Unterdessen hat sich Alejandro Quintana gegenüber der Presse in einer umfassenden persönlichen Erklärung zu den Vorwürfen geäußert. Hier der Wortlaut:
Persönliche Erklärung zum Vorwurf der Zusammenarbeit mit dem Ministerium für Staatssicherheit der DDR
Am 23. September 2008 wurde ich um 17 Uhr von einem Journalisten mit dem pauschalen Vorwurf konfrontiert, für die Staatssicherheit in der DDR gearbeitet zu haben. Bisher kenne ich konkrete Details nur aus der Presse.
Hiermit möchte ich meine Sicht auf die Dinge schildern, die sich vor 30 Jahren ereignet haben:
1974 musste ich nach dem blutigen Militär-Putsch gegen die Allende-Regierung aus meiner Heimat Chile fliehen. In Chile war ich meines Lebens nicht mehr sicher. Die DDR bot mir politisches Asyl an.
1978 erhielt ich zu Hause Besuch von zwei Männern. Sie stellten sich als Mitarbeiter des Ministeriums für Inneres vor und baten mich um ein Gespräch. Für mich waren das Vertreter des Landes, in welchem ich (und viele meiner Freunde) aufgenommen wurden, als wir in Lebensgefahr waren. In dem Gespräch ging es hauptsächlich um die allgemeine politische Weltlage. Es kam bei mir jedenfalls nicht der Verdacht auf, ich solle zu irgendwelchen geheimdienstlichen Aktivitäten überredet werden.
Es kam zu weiteren Gesprächen, die sich um die politische Lage in der Welt, in Chile und um meine Arbeit am Theater drehten. Auch ich stellte viele Fragen zum Leben in der DDR, fragte, warum so viele Menschen in diesem Land unzufrieden waren. Für mich bot sich die Möglichkeit, angesammelte Fragen zu stellen über Fehlentwicklungen des sogenannten realen Sozialismus. Beiläufig streuten die Ministeriumsmitarbeiter Fragen nach meinen Landsleuten ein.
Im Laufe der Gespräche kamen immer mehr Fragen nach meinem privaten Umfeld auf, was mir seltsam vorkam. Ich sagte den Mitarbeitern, dass ich vor einer Fortführung der Gespräche eine Unterredung mit den Genossen des Comité Chile Antifacista (das war die Dachorganisation der chilenischen Emigranten) haben wolle. Da die Mitarbeiter des Ministeriums das nicht für nötig erachteten, ich aber darauf bestand, wurde der Kontakt von meiner Seite aus abgebrochen. Unter verschiedenen Vorwänden bin ich den Gesprächen ferngeblieben. Es wurde immer wieder der Versuch unternommen, mich in weitere Gespräche zu verwickeln. Ich ließ mich jedoch nicht darauf ein, was man auch den Artikeln entnehmen kann, die aus den Akten zitieren. Und so verliefen diese Kontaktversuche im Sande.

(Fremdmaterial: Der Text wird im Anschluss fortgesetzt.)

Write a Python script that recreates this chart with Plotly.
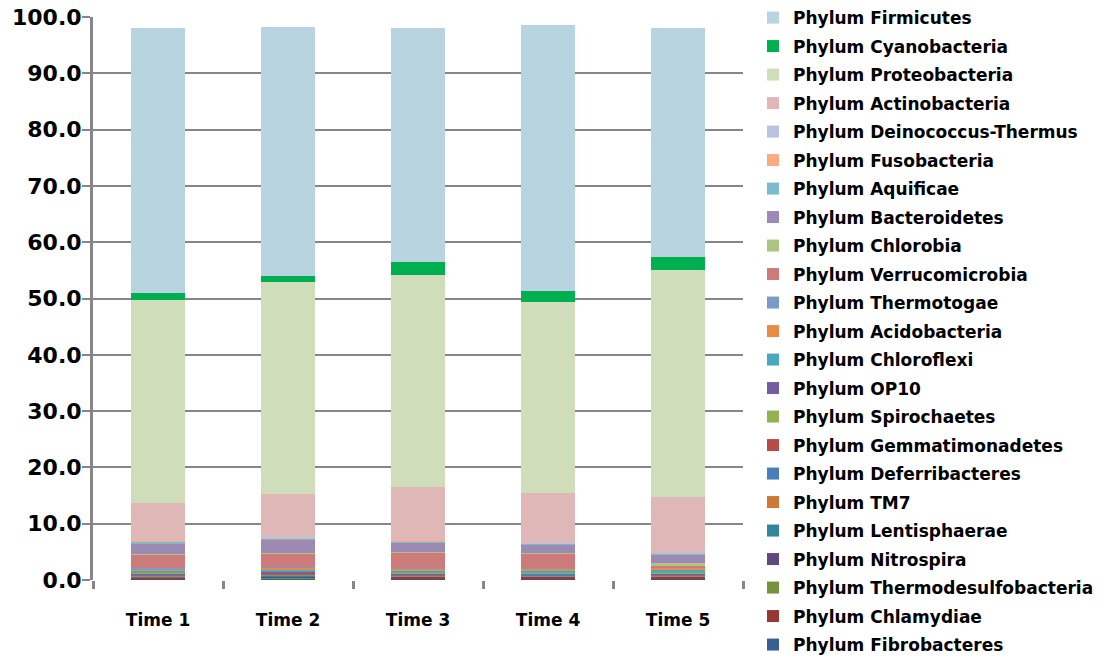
import plotly.graph_objects as go

times = ["Time 1", "Time 2", "Time 3", "Time 4", "Time 5"]

# Phyla listed bottom of the stack first
phyla = [
    "Phylum Fibrobacteres",
    "Phylum Chlamydiae",
    "Phylum Thermodesulfobacteria",
    "Phylum Nitrospira",
    "Phylum Lentisphaerae",
    "Phylum TM7",
    "Phylum Deferribacteres",
    "Phylum Gemmatimonadetes",
    "Phylum Spirochaetes",
    "Phylum OP10",
    "Phylum Chloroflexi",
    "Phylum Acidobacteria",
    "Phylum Thermotogae",
    "Phylum Verrucomicrobia",
    "Phylum Chlorobia",
    "Phylum Bacteroidetes",
    "Phylum Aquificae",
    "Phylum Fusobacteria",
    "Phylum Deinococcus-Thermus",
    "Phylum Actinobacteria",
    "Phylum Proteobacteria",
    "Phylum Cyanobacteria",
    "Phylum Firmicutes",
]

# Relative abundance (%) per phylum, Time 1..5
fibrobacteres        = [0.15, 0.20, 0.15, 0.15, 0.10]
chlamydiae           = [0.10, 0.15, 0.10, 0.10, 0.15]
thermodesulfobacteria = [0.05, 0.15, 0.10, 0.05, 0.10]
nitrospira           = [0.20, 0.20, 0.20, 0.25, 0.20]
lentisphaerae        = [0.15, 0.10, 0.15, 0.15, 0.10]
tm7                  = [0.10, 0.20, 0.10, 0.10, 0.15]
deferribacteres      = [0.30, 0.20, 0.25, 0.30, 0.10]
gemmatimonadetes     = [0.10, 0.10, 0.10, 0.10, 0.25]
spirochaetes         = [0.10, 0.10, 0.10, 0.05, 0.15]
op10                 = [0.10, 0.10, 0.10, 0.10, 0.10]
chloroflexi          = [0.30, 0.20, 0.30, 0.30, 0.35]
acidobacteria        = [0.30, 0.50, 0.35, 0.35, 0.45]
thermotogae          = [0.20, 0.10, 0.20, 0.15, 0.10]
verrucomicrobia      = [2.40, 2.40, 2.60, 2.50, 0.35]
chlorobia            = [0.10, 0.15, 0.10, 0.10, 0.35]
bacteroidetes        = [1.90, 2.40, 1.70, 1.60, 1.60]
aquificae            = [0.30, 0.15, 0.25, 0.10, 0.05]
fusobacteria         = [0.10, 0.10, 0.10, 0.10, 0.20]
deinococcus_thermus  = [0.05, 0.35, 0.05, 0.05, 0.30]
actinobacteria       = [6.70, 7.45, 9.50, 8.80, 9.55]
proteobacteria       = [36.0, 37.7, 37.7, 34.0, 40.4]
cyanobacteria        = [1.20, 1.00, 2.30, 1.90, 2.30]
firmicutes           = [47.1, 44.2, 41.5, 47.3, 40.6]

series = [
    fibrobacteres, chlamydiae, thermodesulfobacteria, nitrospira, lentisphaerae,
    tm7, deferribacteres, gemmatimonadetes, spirochaetes, op10, chloroflexi,
    acidobacteria, thermotogae, verrucomicrobia, chlorobia, bacteroidetes,
    aquificae, fusobacteria, deinococcus_thermus, actinobacteria,
    proteobacteria, cyanobacteria, firmicutes,
]

colors = [
    "#376092", "#953735", "#76923C", "#604A7B", "#31869B",
    "#CB7838", "#4A7EBB", "#B94A48", "#94B154", "#775BA0", "#4BA7BF",
    "#EA8B45", "#7B9AC8", "#CC7A7A", "#AEC483", "#9C8AB4",
    "#7BBACF", "#F9AD7F", "#B7C3DF", "#E0B7B7",
    "#CFDDBA", "#00B050", "#B7D4E0",
]

fig = go.Figure()
n = len(phyla)
for i, (name, vals, col) in enumerate(zip(phyla, series, colors)):
    # top-of-stack phyla are listed first in the legend
    fig.add_trace(go.Bar(
        x=times, y=vals, name=name, legendgroup=name, legendrank=n - i,
        marker=dict(color=col, line=dict(width=0)),
    ))

axis_grey = "#868686"
font_family = "DejaVu Sans"

fig.update_layout(
    width=1109, height=659,
    margin=dict(l=93, r=366, t=17, b=79, autoexpand=False),
    barmode="stack", bargap=0.59,
    plot_bgcolor="white", paper_bgcolor="white",
    showlegend=True,
    legend=dict(
        traceorder="grouped",
        xref="container", x=0.679, xanchor="left",
        yref="container", y=1.0, yanchor="top",
        maxheight=700,
        font=dict(family=font_family, size=17, color="#000000", weight="bold"),
        tracegroupgap=3.4, bgcolor="rgba(0,0,0,0)",
    ),
    xaxis=dict(
        showline=False, showgrid=False, tickson="boundaries",
        ticks="outside", ticklen=8, tickwidth=3, tickcolor=axis_grey,
        tickfont=dict(family=font_family, size=17, color="#000000", weight="bold"),
        ticklabelstandoff=28,
    ),
    yaxis=dict(
        range=[0, 100], dtick=10, tickformat=".1f",
        showline=True, linecolor=axis_grey, linewidth=3,
        showgrid=True, gridcolor=axis_grey, gridwidth=2,
        ticks="outside", ticklen=8, tickwidth=2, tickcolor=axis_grey,
        tickfont=dict(family=font_family, size=22, color="#000000", weight="bold"),
        ticklabelstandoff=-4, zeroline=False,
    ),
)

fig.write_html("out.html")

Dass ich als informeller Mitarbeiter geführt wurde, ist mir bis jetzt unbekannt gewesen. Von den Decknamen erfuhr ich erst aus der Presse.
Ich verwahre mich entschieden gegen den Vorwurf, meine Landsleute bespitzelt zu haben.
Nach der Wende habe ich an mehreren Theatern (also im Öffentlichen Dienst) gearbeitet. Es fanden mehrfach Untersuchungen zu eventuellen Verbindungen zur Staatssicherheit statt (Berliner Ensemble, Staatstheater Cottbus, Volkstheater Rostock). Ich bin nie mit einem Verdacht auf einen möglichen Kontakt zur Staatssicherheit konfrontiert worden.
Ich habe bei der Birthlerbehörde um dringliche Einsicht in die Unterlagen gebeten und bekomme jetzt den Antrag zugeschickt. Dann werde ich zu den Vorwürfen konkret und detailliert Stellung nehmen können. Ich werde alle Anstrengungen unternehmen, um die Anschuldigungen zu den Ereignissen, die 30 Jahre zurückliegen, öffentlich und vorbehaltlos aufzuklären.
Es schmerzt mich, dass die im Raum stehenden Vorwürfe den Spielzeitauftakt am Theater Heilbronn und den Neubeginn eines hochmotivierten Ensembles überschatten.